Antoine Vayer steps out of an elevator in the Hyatt Regency Hotel in Paris, and strides purposefully towards the conference room that houses the press corps of the Tour de France during its final stage, with Floyd Landis and a group of Landis’ friends in tow. The former Festina coach turned provocateur is here to file his final column of the race for Le Monde and rattle some cages in the process.
Landis? Well, he’s sort of tagged along to see what happens.
Vayer and Landis are wearing grey t-shirts bearing the legend ‘Floyd’s of Leadville’ and the group draws double takes as the Frenchman guides them through the maze of corridors, but their progress is arrested at the door of the press room. The path is blocked by two security guards, one burly and one wiry.
Undeterred, Vayer flashes them his accreditation but none of his four companions have a lanyard, and the two guards hold an impromptu conflab. The wiry guard is adamant that they shall not pass, but the burly guard argues for a more relaxed door policy, immediately recognising the red-haired man with the beard and the shy smile. “This man won the Tour de France,” he says, pointing at Landis. “Let him through.”
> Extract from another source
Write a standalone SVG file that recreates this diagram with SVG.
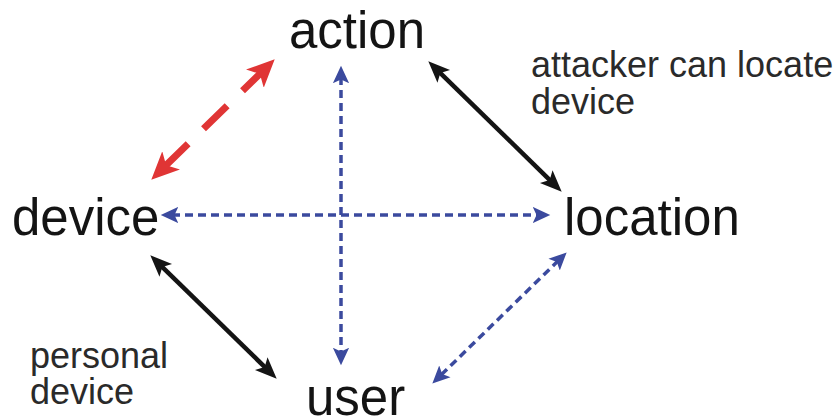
<svg xmlns="http://www.w3.org/2000/svg" width="838" height="419" viewBox="0 0 838 419">
<defs>
<style>
.big{font-family:"Liberation Sans",Arial,sans-serif;font-size:51px;fill:#141414}
.small{font-family:"Liberation Sans",Arial,sans-serif;font-size:36px;fill:#2a2a2a}
.red{stroke:#e03535;stroke-width:7;fill:none;stroke-dasharray:33 21.5}
.blk{stroke:#141414;stroke-width:4.5;fill:none}
.blu{stroke:#3b4a9e;stroke-width:3.5;fill:none;stroke-dasharray:8 5}
</style>
<marker id="mr" markerUnits="userSpaceOnUse" markerWidth="30" markerHeight="30" viewBox="0 -12 26 24" refX="8" refY="0" orient="auto-start-reverse">
<path d="M0,-11 L24,0 L0,11 L6,0 Z" fill="#e03535"/>
</marker>
<marker id="mk" markerUnits="userSpaceOnUse" markerWidth="24" markerHeight="24" viewBox="0 -9 20 18" refX="6" refY="0" orient="auto-start-reverse">
<path d="M0,-7.5 L18,0 L0,7.5 L4,0 Z" fill="#141414"/>
</marker>
<marker id="mb" markerUnits="userSpaceOnUse" markerWidth="20" markerHeight="20" viewBox="0 -8 16 16" refX="5" refY="0" orient="auto-start-reverse">
<path d="M0,-6.5 L14,0 L0,6.5 L3,0 Z" fill="#3b4a9e"/>
</marker>
</defs>
<rect width="838" height="419" fill="#ffffff"/>
<g id="connectors">
<line class="red" x1="164.5" y1="166.8" x2="261.5" y2="72.2" marker-start="url(#mr)" marker-end="url(#mr)"/>
<line class="blk" x1="438.6" y1="71.4" x2="551.4" y2="181.6" marker-start="url(#mk)" marker-end="url(#mk)"/>
<line class="blk" x1="160.6" y1="265.4" x2="266.4" y2="368.6" marker-start="url(#mk)" marker-end="url(#mk)"/>
<line class="blu" x1="558.6" y1="260.3" x2="440.4" y2="375.7" marker-start="url(#mb)" marker-end="url(#mb)"/>
<line class="blu" x1="341" y1="77" x2="341" y2="354" marker-start="url(#mb)" marker-end="url(#mb)"/>
<line class="blu" x1="172" y1="215" x2="539" y2="215" marker-start="url(#mb)" marker-end="url(#mb)"/>
</g>
<g id="action"><text class="big" x="289" y="48">action</text></g>
<g id="device"><text class="big" x="12" y="235">device</text></g>
<g id="location"><text class="big" x="564" y="235">location</text></g>
<g id="user"><text class="big" x="306" y="415">user</text></g>
<g id="label-attacker"><text class="small" x="531" y="77">attacker can locate</text><text class="small" x="531" y="114">device</text></g>
<g id="label-personal"><text class="small" x="30" y="368">personal</text><text class="small" x="30" y="404">device</text></g>
</svg>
It’s quickly apparent that the wiry guard’s greatest fear is that Landis might cause a scene. He shoots a wary look at Landis’ friend and business partner Scott Thomson, and, perhaps mistaking his muscular frame for that of a bodyguard, reluctantly relents. They are all allowed in. Vayer bustles into the room and ostentatiously whisks out his laptop, while his four companions tip-toe quietly behind him, speaking in hushed tones as though entering a church.
Landis pulls up a pew at the back and taps self-consciously on his mobile phone, though the room is half empty at this point in the afternoon and only a handful of reporters seem to have clocked his presence. All the while, the security guards are deliberating with members of the Tour’s press office, and within a couple of minutes, the wiry guard is hovering over Landis once again. “I’m sorry, but you have to leave,” he says politely but not exactly apologetically. “Rules are rules.”